I am using snowboy, but no custom wakeword. I am planning to do so.
Snowboy wakeword performs well on my systems.

synesthesiam · January 3, 2020, 8:17pm

I usually just use arecord to record something on the Pi. Use arecord -L to a a list of available devices. A command like this will record it like Rhasspy does:

arecord -D '<DEVICE>' -r 16000 -f S16_LE -c 1 -t wav > /path/to/my.wav

Hit CTRL+C when you’re finished speaking.

KiboOst · January 3, 2020, 8:21pm

how do use multiple wav files to generate the pmdl file then ?

KiboOst · January 3, 2020, 8:30pm

Ah, they are saying in the faq that we should always record wakeword with same microphone that will have to detect it !!

http://docs.kitt.ai/snowboy/#my-trained-model-works-well-on-laptops-but-not-on-pi-s

Will generate a new one with the pi and respeaker !

synesthesiam · January 3, 2020, 10:40pm

You’d just need to run the command multiple times with /path/to/my-1.wav, /path/to/my-2.wav, etc.

KiboOst · January 3, 2020, 10:41pm

Yes we need three samples, did it, uploading files on snowboy website to generate the pmdl.

Thanks

KiboOst · January 4, 2020, 10:05am

Hi,

when setting only my custom wakeword for snowboy in my profile json, if I remove snowboy.umdl file I have such message in rhasspy interface:

snowboy

Why should we have it if not used ?

KiboOst · January 4, 2020, 1:13pm

Well, it is still unusable

sensitivity 0.38 still detected lot of false positives. Even asr recognize “le sapin en haut” with nothing talking, just playing some piano.
sensitivity 0.35 is better for false positive but really hard to detect hotword …

Will try to redo custom wakeword and try some different settings, but never had so much problems with snips custom wakewords

synesthesiam · January 4, 2020, 9:29pm

I don’t know what tech was underneath Snip’s wake word system. A truly open source wake word system is something missing from the ecosystem currently.

koan · January 4, 2020, 9:34pm

Snips is using tract as part of their wake word engine:

fastjack · January 4, 2020, 10:33pm

@koan Do you know how to use something like Tract to train a wake word detection system?

It seems that to get a good recognition rate for a universal hotword, you need lots of records in the dataset augmented with lots of additional noise variations, etc. Exactly like for an acoustic model but for a very specific word.

For custom wake word it can be challenging using just a few records.

If snowboy and porcupine (which are not really open source) do not cut it, how can we do it?

adrianofoschi · January 5, 2020, 8:43am

+1 I have the same problem with custom word or “jarvis”

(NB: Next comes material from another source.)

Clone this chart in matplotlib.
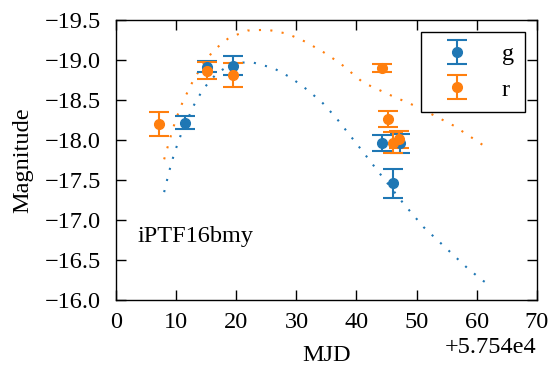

KiboOst · January 5, 2020, 11:23am

I have switch microphone from pyaudio to arecord in settings and it seems a lot better !
I can up sensitivity without more false positive

Also, something I got from discussing custom wakeword with snips guys: We should not record custom wakeword samples in same room as where the device will be. Each room have its own background noise, and having this same noise into wakeword can generate more false positives.
So, we should record custom wakeword samples on same device/mic that will detect wakeword, but in a different room, ideally the most silent one where you will never use master or a satellite. So you can reuse custom wakewords on every rhasspy devices with less problems.

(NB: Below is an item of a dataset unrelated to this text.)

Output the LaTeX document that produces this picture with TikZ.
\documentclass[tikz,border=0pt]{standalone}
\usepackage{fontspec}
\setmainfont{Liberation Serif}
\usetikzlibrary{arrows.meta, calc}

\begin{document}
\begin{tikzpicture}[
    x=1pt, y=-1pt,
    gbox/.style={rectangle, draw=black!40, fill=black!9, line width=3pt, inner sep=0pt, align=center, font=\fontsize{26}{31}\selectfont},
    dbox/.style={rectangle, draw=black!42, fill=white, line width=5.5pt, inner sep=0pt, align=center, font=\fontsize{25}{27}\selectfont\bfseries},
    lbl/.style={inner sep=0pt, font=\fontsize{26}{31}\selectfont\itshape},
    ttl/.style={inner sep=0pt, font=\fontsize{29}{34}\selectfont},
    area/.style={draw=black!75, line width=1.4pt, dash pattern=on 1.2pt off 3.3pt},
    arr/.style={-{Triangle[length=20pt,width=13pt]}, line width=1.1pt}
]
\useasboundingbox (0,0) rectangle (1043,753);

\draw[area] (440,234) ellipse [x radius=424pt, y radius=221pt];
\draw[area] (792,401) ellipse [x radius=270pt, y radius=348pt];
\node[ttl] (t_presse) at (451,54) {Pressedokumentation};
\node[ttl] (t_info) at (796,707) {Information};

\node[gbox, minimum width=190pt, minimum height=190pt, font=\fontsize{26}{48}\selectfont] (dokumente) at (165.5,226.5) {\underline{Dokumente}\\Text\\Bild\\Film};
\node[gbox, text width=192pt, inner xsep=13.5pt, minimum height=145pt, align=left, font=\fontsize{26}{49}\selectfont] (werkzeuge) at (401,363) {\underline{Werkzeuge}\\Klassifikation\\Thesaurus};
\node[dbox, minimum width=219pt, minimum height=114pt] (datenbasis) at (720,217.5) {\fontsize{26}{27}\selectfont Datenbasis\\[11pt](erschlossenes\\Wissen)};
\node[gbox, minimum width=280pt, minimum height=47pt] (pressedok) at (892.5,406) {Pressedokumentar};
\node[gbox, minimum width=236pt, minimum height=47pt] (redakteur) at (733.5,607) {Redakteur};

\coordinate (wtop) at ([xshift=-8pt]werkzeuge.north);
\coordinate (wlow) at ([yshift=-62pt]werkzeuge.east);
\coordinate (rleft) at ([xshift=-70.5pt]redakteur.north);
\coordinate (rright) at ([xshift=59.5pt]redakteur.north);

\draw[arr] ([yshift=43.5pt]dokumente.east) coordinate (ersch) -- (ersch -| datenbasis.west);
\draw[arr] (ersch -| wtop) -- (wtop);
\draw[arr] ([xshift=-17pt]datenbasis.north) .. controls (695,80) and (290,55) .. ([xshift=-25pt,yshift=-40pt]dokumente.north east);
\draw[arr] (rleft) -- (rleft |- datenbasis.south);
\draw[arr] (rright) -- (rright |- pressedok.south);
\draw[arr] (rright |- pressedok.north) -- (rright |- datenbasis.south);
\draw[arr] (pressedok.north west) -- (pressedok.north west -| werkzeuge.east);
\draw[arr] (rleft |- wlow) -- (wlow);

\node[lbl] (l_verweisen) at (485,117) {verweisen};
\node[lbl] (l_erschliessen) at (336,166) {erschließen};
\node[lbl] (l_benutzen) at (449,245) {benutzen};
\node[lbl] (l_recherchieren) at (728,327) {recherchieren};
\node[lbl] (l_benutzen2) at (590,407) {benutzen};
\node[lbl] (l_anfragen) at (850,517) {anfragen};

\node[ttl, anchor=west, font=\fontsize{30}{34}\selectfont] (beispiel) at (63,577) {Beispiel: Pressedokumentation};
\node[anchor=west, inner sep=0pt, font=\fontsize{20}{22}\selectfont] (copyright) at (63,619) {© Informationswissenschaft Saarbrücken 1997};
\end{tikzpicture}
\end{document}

koan · January 5, 2020, 7:11pm

No, unfortunately I’m not that deep (anymore) in language technology, and my interest has always been more in symbolic systems than in neural networks. But that won’t help us here…

synesthesiam · January 5, 2020, 10:03pm

Funny, I’m more of a symbolic guy too. We need to find someone who really knows wake word systems…

Someone who wants to benefit humanity, but make $0

thomas_cologne · January 5, 2020, 10:26pm

Does it make sence to contact:

Just an idea …

synesthesiam · January 6, 2020, 3:30am

Contact Snips? Or that user specifically?

thomas_cologne · January 6, 2020, 8:55am

Well, I don´t think that snips is willing to help, but maybe Sonos?
No, just kidding!

But this user was a maker for Snips and I just know that he also was very upset about the surprised sale to Sonos.
Maybe he is interested to support?!
I don´t know.

ulno · March 12, 2020, 3:24am

What about Mycroft precise - it’s a bit messy to set up, but we should be able to do our own training. Maybe we can even agree on some wakewords as a community and generate enough “noise” to train them?